[START OF MATERIAL FOR THIS EXERCISE]
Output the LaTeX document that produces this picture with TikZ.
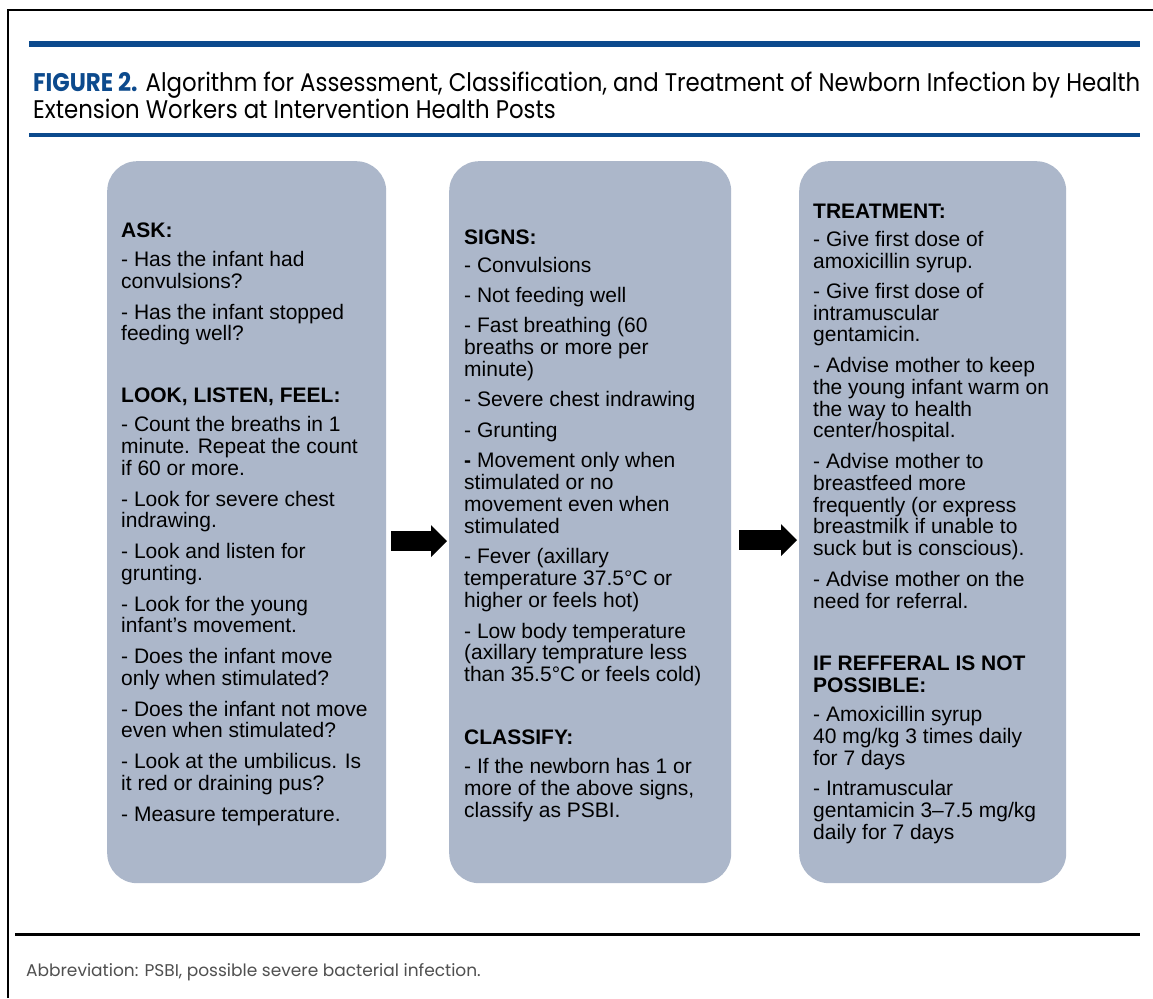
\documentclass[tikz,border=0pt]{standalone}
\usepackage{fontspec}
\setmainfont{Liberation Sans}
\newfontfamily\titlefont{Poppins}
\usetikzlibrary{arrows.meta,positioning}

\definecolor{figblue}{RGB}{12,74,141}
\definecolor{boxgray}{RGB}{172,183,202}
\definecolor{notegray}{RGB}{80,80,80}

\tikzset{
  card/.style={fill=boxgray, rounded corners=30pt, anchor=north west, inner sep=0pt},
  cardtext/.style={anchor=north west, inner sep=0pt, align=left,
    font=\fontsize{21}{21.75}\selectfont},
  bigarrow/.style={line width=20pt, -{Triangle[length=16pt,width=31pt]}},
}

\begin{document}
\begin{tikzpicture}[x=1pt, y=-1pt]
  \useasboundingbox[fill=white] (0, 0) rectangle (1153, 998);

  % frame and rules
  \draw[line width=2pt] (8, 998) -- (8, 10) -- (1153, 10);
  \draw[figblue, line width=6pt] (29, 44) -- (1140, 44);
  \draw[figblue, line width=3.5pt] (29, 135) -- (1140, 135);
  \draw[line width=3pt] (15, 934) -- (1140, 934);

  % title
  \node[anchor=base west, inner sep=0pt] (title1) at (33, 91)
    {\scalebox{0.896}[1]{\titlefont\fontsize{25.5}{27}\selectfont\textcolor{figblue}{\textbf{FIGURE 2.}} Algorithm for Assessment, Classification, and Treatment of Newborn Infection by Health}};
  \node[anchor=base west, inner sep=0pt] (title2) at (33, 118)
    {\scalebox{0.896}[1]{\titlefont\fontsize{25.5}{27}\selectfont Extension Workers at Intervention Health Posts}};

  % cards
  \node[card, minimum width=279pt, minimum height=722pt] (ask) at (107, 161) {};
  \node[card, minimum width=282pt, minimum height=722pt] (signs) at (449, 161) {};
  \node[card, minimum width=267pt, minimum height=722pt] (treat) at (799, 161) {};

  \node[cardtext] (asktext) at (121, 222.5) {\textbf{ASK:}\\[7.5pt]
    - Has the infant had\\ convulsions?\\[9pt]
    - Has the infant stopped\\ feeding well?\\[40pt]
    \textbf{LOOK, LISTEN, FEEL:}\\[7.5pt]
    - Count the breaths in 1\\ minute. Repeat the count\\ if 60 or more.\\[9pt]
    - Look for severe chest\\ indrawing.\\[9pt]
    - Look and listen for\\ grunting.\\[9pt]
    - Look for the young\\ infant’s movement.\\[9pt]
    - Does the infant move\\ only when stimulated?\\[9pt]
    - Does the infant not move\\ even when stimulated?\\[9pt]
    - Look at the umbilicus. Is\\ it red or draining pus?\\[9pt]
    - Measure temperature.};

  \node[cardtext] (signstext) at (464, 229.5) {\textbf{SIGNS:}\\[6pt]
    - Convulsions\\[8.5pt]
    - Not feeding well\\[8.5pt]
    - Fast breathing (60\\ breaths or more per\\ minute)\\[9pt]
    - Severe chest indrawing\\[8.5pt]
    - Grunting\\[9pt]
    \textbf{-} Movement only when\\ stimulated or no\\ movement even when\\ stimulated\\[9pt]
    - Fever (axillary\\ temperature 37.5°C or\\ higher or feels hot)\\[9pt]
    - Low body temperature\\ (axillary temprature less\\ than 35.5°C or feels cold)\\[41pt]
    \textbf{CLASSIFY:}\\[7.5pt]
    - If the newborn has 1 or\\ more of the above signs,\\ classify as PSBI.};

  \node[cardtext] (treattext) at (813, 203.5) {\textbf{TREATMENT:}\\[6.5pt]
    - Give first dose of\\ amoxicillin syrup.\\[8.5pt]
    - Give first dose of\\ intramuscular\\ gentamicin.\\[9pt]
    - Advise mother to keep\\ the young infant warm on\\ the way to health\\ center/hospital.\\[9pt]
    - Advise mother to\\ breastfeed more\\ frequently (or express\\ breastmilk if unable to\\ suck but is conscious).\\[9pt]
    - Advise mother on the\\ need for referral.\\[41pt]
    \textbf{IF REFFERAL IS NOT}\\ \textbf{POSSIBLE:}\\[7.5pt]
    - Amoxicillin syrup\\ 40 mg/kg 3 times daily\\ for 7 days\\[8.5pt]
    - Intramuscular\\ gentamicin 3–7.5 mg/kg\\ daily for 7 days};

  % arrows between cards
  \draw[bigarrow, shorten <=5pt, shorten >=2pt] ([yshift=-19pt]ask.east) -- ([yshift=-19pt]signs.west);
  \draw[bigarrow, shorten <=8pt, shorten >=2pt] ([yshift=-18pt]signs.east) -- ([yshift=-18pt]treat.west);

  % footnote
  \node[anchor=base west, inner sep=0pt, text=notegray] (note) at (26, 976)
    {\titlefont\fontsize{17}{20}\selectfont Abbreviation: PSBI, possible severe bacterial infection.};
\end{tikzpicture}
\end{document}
[END OF MATERIAL FOR THIS EXERCISE]
[START OF MATERIAL FOR THIS EXERCISE]
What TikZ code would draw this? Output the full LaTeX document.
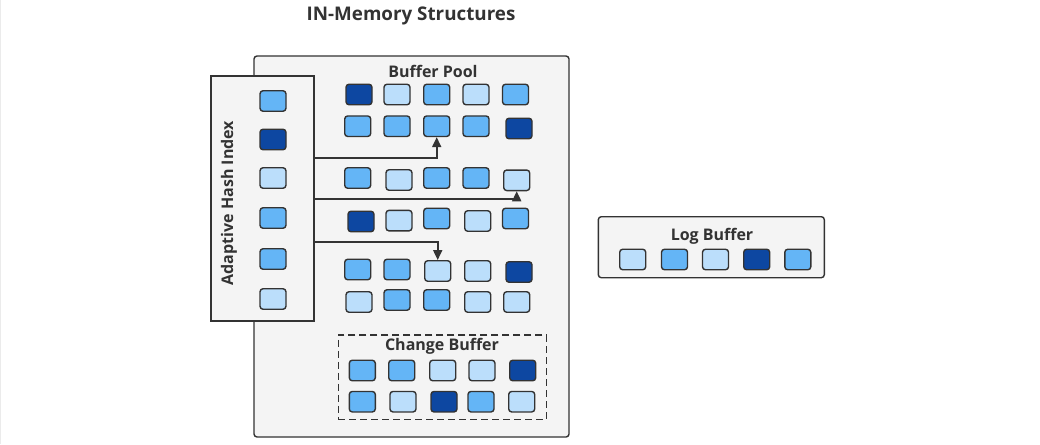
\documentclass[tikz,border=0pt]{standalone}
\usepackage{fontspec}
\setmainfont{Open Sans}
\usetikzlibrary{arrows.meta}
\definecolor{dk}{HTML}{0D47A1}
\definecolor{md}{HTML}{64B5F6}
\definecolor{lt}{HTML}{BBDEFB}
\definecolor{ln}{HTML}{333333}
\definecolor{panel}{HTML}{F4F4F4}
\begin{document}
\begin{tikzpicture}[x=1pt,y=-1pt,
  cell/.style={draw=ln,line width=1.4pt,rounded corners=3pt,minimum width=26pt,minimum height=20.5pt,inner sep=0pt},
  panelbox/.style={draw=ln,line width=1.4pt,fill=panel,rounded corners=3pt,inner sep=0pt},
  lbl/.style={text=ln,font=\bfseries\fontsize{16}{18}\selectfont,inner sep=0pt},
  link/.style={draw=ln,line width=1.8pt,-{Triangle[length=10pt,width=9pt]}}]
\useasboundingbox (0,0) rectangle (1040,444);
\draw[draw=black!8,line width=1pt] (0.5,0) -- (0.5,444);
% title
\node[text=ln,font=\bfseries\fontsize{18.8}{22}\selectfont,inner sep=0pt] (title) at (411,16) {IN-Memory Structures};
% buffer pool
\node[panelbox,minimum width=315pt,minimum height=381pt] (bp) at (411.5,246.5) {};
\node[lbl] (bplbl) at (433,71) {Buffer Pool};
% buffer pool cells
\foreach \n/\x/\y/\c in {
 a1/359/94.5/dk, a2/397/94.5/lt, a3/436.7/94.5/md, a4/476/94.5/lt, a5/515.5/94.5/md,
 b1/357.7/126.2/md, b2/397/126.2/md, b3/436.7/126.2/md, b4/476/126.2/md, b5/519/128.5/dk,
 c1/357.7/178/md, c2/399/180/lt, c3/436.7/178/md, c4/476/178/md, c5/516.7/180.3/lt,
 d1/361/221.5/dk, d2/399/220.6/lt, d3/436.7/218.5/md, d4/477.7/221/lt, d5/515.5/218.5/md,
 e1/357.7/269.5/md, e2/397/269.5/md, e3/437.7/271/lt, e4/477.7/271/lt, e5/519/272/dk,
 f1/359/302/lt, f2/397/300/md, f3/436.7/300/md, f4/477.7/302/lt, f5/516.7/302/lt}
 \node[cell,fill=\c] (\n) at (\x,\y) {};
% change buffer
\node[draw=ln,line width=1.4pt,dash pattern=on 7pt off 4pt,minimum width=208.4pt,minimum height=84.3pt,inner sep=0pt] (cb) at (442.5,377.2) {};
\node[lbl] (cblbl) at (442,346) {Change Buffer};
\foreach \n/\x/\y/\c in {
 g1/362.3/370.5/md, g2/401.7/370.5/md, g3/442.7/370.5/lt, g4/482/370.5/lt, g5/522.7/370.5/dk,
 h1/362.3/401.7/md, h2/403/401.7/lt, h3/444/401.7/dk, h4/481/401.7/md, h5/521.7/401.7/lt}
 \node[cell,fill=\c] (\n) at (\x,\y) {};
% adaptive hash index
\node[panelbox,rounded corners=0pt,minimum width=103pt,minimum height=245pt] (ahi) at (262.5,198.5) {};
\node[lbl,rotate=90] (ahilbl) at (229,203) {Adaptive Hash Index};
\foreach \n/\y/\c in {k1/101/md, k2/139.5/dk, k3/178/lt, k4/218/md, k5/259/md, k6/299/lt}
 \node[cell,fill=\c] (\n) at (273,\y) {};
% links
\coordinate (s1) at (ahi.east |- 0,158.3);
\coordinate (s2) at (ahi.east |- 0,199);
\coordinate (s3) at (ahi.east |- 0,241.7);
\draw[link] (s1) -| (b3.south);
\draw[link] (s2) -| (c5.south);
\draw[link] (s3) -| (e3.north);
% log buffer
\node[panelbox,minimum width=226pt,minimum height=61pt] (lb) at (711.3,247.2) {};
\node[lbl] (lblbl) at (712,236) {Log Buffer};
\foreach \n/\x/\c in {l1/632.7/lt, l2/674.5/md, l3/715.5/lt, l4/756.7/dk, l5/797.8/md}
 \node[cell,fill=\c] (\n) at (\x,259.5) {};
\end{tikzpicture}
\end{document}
[END OF MATERIAL FOR THIS EXERCISE]
[START OF MATERIAL FOR THIS EXERCISE]
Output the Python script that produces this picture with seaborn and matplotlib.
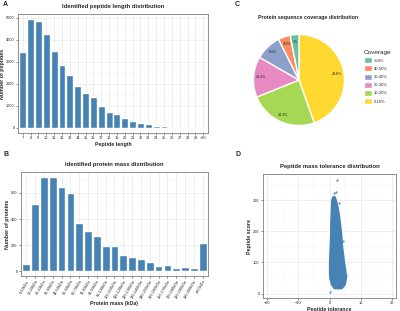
[END OF MATERIAL FOR THIS EXERCISE]
*EXERCISE DIRECTIONS*. Repeat, word for word, the lines of the material above from the one holding "Output the LaTeX" through the one holding "rectangle (1153, 998);". Leave out pictures.

*EXERCISE RESPONSE*.
Output the LaTeX document that produces this picture with TikZ.
\documentclass[tikz,border=0pt]{standalone}
\usepackage{fontspec}
\setmainfont{Liberation Sans}
\newfontfamily\titlefont{Poppins}
\usetikzlibrary{arrows.meta,positioning}

\definecolor{figblue}{RGB}{12,74,141}
\definecolor{boxgray}{RGB}{172,183,202}
\definecolor{notegray}{RGB}{80,80,80}

\tikzset{
  card/.style={fill=boxgray, rounded corners=30pt, anchor=north west, inner sep=0pt},
  cardtext/.style={anchor=north west, inner sep=0pt, align=left,
    font=\fontsize{21}{21.75}\selectfont},
  bigarrow/.style={line width=20pt, -{Triangle[length=16pt,width=31pt]}},
}

\begin{document}
\begin{tikzpicture}[x=1pt, y=-1pt]
  \useasboundingbox[fill=white] (0, 0) rectangle (1153, 998);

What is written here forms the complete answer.